Но велики тайны провидения. Какая-то неведомая сила, может быть, просто внутреннее чувство дочери, заставила Аллилуеву позвонить умерщвляемому Сталину именно в то воскресенье 1 марта 1953 года: «Я хотела приехать (к отцу. — А.А.) еще раз в воскресенье 1 марта, но не могла дозвониться» («Двадцать писем к другу», с. 195).

Конечно, не могла дозвониться! Все телефоны Сталина были в руках Берия, им блокированы, но это свидетельство Аллилуевой имеет историческое значение. Аллилуева продолжает:

«А наутро 2 марта меня вызвали с занятий в академии и велели ехать в Кунцево. Моего брата Василия тоже вызвали 2 марта 1953 года. Он тоже сидел несколько часов в этом большом зале… В служебном доме он еще пил, шумел, разносил врачей, кричал, что «отца убили», «убивают»…» (там же, с. 195–196).

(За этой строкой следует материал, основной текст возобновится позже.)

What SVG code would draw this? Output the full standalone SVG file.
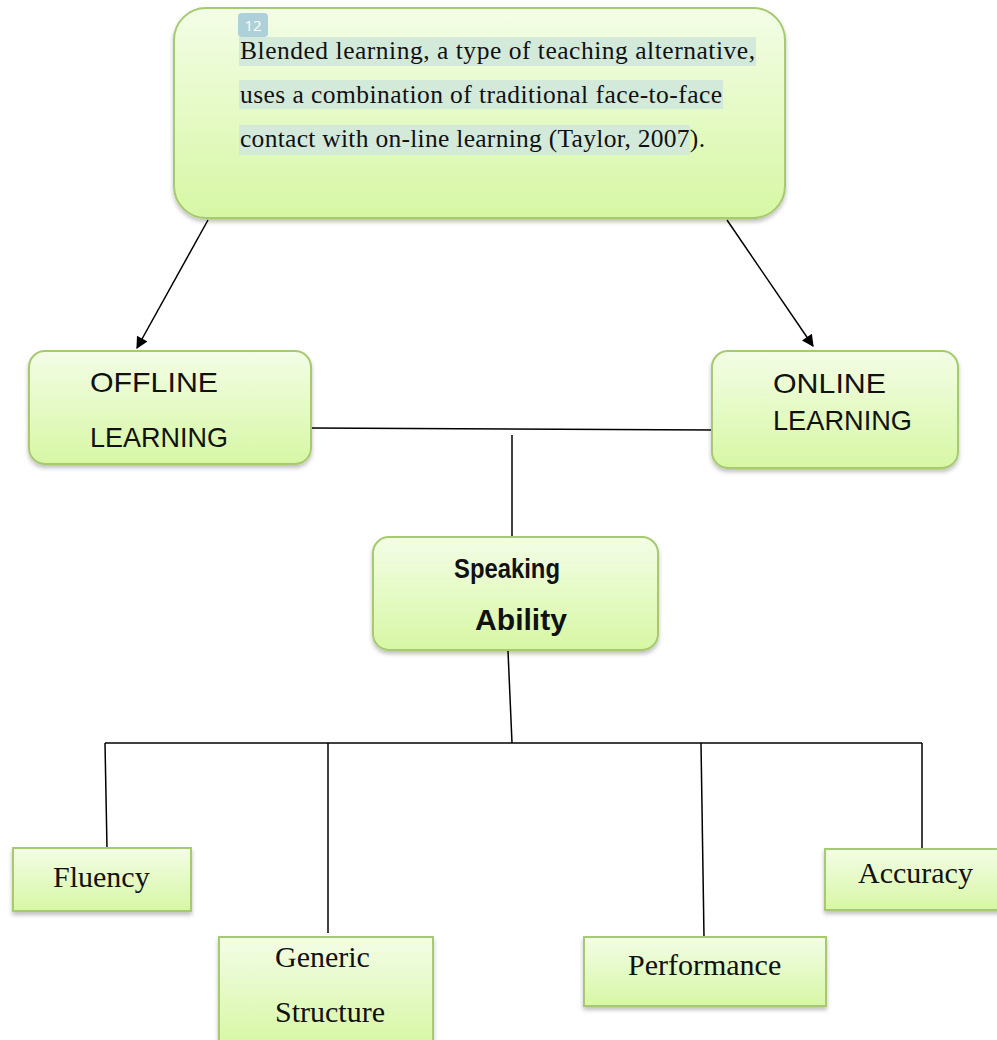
<svg xmlns="http://www.w3.org/2000/svg" width="997" height="1040" viewBox="0 0 997 1040">
<defs>
<linearGradient id="g" x1="0" y1="0" x2="0" y2="1">
<stop offset="0" stop-color="#f3fde6"/>
<stop offset="1" stop-color="#d7f7a4"/>
</linearGradient>
<filter id="sh" x="-10%" y="-10%" width="120%" height="130%">
<feDropShadow dx="0" dy="3" stdDeviation="2" flood-color="#000" flood-opacity="0.25"/>
</filter>
<marker id="arr" viewBox="0 0 10 10" refX="9" refY="5" markerWidth="14" markerHeight="12" orient="auto" markerUnits="userSpaceOnUse">
<path d="M0,0 L10,5 L0,10 z" fill="#000"/>
</marker>
<style>
.box{fill:url(#g);stroke:#a6ca70;stroke-width:2;filter:url(#sh)}
.ln{stroke:#000;stroke-width:1.5;fill:none}
.serif{font-family:"Liberation Serif","Times New Roman",serif;fill:#111}
.sans{font-family:"Liberation Sans",Arial,sans-serif;fill:#111}
.hl{fill:#d3eadb}
</style>
</defs>
<rect width="997" height="1040" fill="#fff"/>
<g id="connectors">
<line class="ln" x1="208" y1="220" x2="137" y2="348" marker-end="url(#arr)"/>
<line class="ln" x1="727" y1="220" x2="813" y2="346" marker-end="url(#arr)"/>
<line class="ln" x1="311" y1="428" x2="712" y2="430"/>
<line class="ln" x1="512" y1="435" x2="512" y2="538"/>
<line class="ln" x1="508" y1="651" x2="512" y2="743"/>
<line class="ln" x1="105" y1="743" x2="922" y2="743"/>
<line class="ln" x1="105" y1="743" x2="107" y2="848"/>
<line class="ln" x1="328" y1="743" x2="328" y2="933"/>
<line class="ln" x1="701" y1="743" x2="704" y2="937"/>
<line class="ln" x1="922" y1="743" x2="922" y2="849"/>
</g>
<g id="node-blended">
<rect class="box" x="174" y="8" width="611" height="210" rx="32"/>
<rect x="238" y="13" width="30" height="24" rx="4" fill="#aed0d8"/>
<text x="253" y="31" text-anchor="middle" font-family="'Open Sans','Noto Sans',sans-serif" font-size="15" fill="#fff">12</text>
<rect class="hl" x="239" y="37" width="517" height="29"/>
<rect class="hl" x="239" y="80" width="484" height="29"/>
<rect class="hl" x="239" y="125" width="451" height="30"/>
<text class="serif" x="240" y="59" font-size="25.5" textLength="515" lengthAdjust="spacing">Blended learning, a type of teaching alternative,</text>
<text class="serif" x="240" y="103" font-size="25.5" textLength="482" lengthAdjust="spacing">uses a combination of traditional face-to-face</text>
<text class="serif" x="240" y="147" font-size="25.5" textLength="465" lengthAdjust="spacing">contact with on-line learning (Taylor, 2007).</text>
</g>
<g id="node-offline">
<rect class="box" x="29" y="351" width="282" height="113" rx="16"/>
<text class="sans" x="90" y="392" font-size="28" textLength="128" lengthAdjust="spacingAndGlyphs">OFFLINE</text>
<text class="sans" x="90" y="447" font-size="28" textLength="138" lengthAdjust="spacingAndGlyphs">LEARNING</text>
</g>
<g id="node-online">
<rect class="box" x="712" y="351" width="246" height="117" rx="16"/>
<text class="sans" x="773" y="393" font-size="28" textLength="113" lengthAdjust="spacingAndGlyphs">ONLINE</text>
<text class="sans" x="773" y="430" font-size="28" textLength="139" lengthAdjust="spacingAndGlyphs">LEARNING</text>
</g>
<g id="node-speaking">
<rect class="box" x="373" y="537" width="285" height="113" rx="16"/>
<text class="sans" x="454" y="578" font-size="27" font-weight="bold" textLength="106" lengthAdjust="spacingAndGlyphs">Speaking</text>
<text class="sans" x="475" y="630" font-size="29" font-weight="bold" textLength="92" lengthAdjust="spacingAndGlyphs">Ability</text>
</g>
<g id="node-fluency">
<rect class="box" x="13" y="848" width="178" height="63"/>
<text class="serif" x="53" y="887" font-size="30">Fluency</text>
</g>
<g id="node-generic">
<rect class="box" x="219" y="937" width="214" height="110"/>
<text class="serif" x="275" y="967" font-size="30">Generic</text>
<text class="serif" x="275" y="1022" font-size="30">Structure</text>
</g>
<g id="node-performance">
<rect class="box" x="584" y="937" width="242" height="69"/>
<text class="serif" x="628" y="975" font-size="30">Performance</text>
</g>
<g id="node-accuracy">
<rect class="box" x="825" y="849" width="175" height="61"/>
<text class="serif" x="858" y="883" font-size="30">Accuracy</text>
</g>
</svg>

Аллилуева, вероятно, склонна думать, что брат бушует под действием алкоголя. Однако в дни похорон, очевидно, совершенно трезвый, неся гроб отца рядом с Молотовым, он вновь повторяет, что «отца убили». Аллилуева продолжает: «Смерть отца потрясла его. Он был в ужасе. Он был уверен, что отца «отравили», «убили»; он видел, что рушится мир, без которого он существовать не может… В дни похорон он был в ужасном состоянии и вел себя соответственно — на всех бросался с упреками, обвинял правительство, врачей, всех, кого возможно, что не так лечили… Он ощущал себя наследным принцем» (там же, с. 198).

Уверенность Василия, что отца убили, о чем он настойчиво и многократно повторял каждому, кто это хотел слышать (Василий, вероятно, надеялся, что армия заступится за своего Верховного), не была и не могла быть бредом пьяного. Он знал слишком много. Он знал, что заговорщики «организовали болезнь» Сталина, он знал также, что его отец думал о готовящемся заговоре. Бесстрашный молодой генерал, знающий тайну смерти отца, мог сделаться знаменем, даже организатором нового переворота против узурпаторов отцовской власти. Поэтому его дни на воле оказались считанными.

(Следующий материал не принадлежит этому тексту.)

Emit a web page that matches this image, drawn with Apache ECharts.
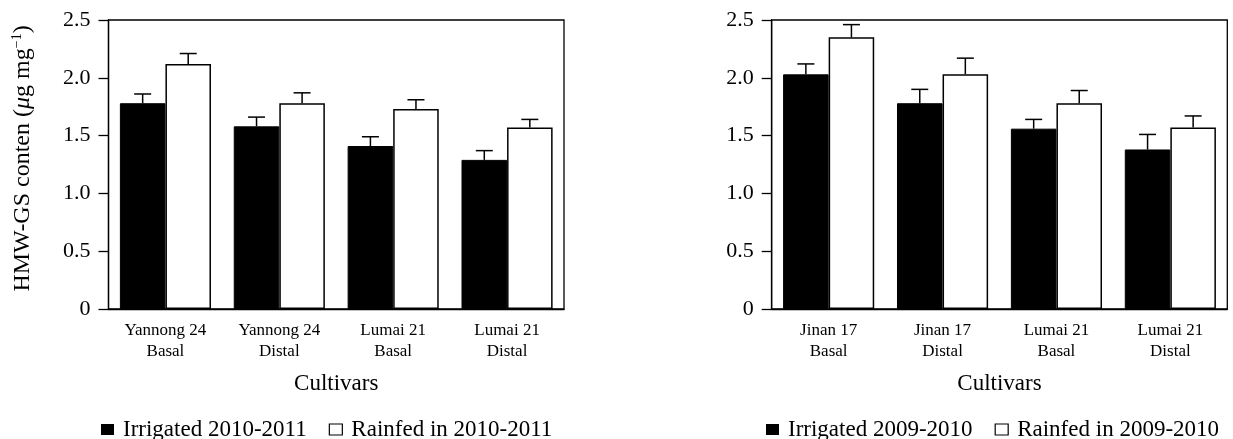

Сначала постарались избавиться от него по-хорошему. Министр обороны Булганин вызвал его к себе и предложил ему поехать в провинцию, в один из военных округов, но он отказался, желая остаться в Москве. Тогда его разжаловали, арестовали и посадили в знаменитую теперь своим зверским режимом Владимирскую тюрьму. Это произошло через неполных два месяца после смерти Сталина — 28 апреля 1953 года. Просидев там семь лет, он умер в ссылке в Казани в марте 1962 года. Сестра его думает, что он умер от алкоголизма, но, увы, есть в мире еще и другая, более безжалостная болезнь — политика. От нее он и умер.

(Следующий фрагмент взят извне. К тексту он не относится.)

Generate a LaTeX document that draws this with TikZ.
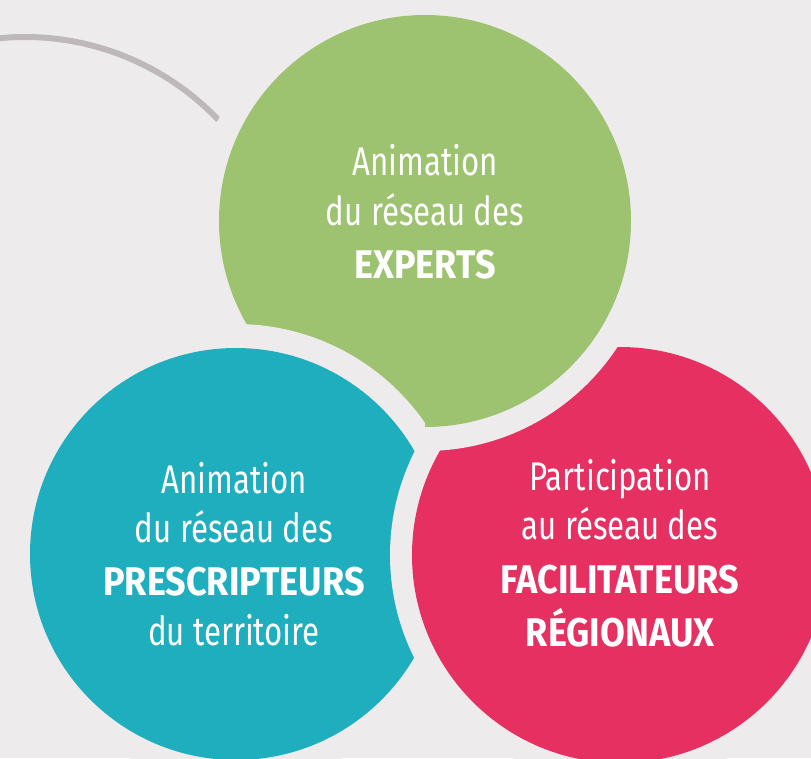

Вернемся вновь к официальным документам.

В «Правительственном сообщении» от имени ЦК КПСС и Совета Министров, опубликованном только 4 марта 1953 года, сказано:

«В ночь на 2 марта у т. Сталина, когда он находился в Москве на своей квартире, произошло кровоизлияние в мозг. Товарищ Сталин потерял сознание. Развился паралич правой руки и ноги. Наступила потеря речи».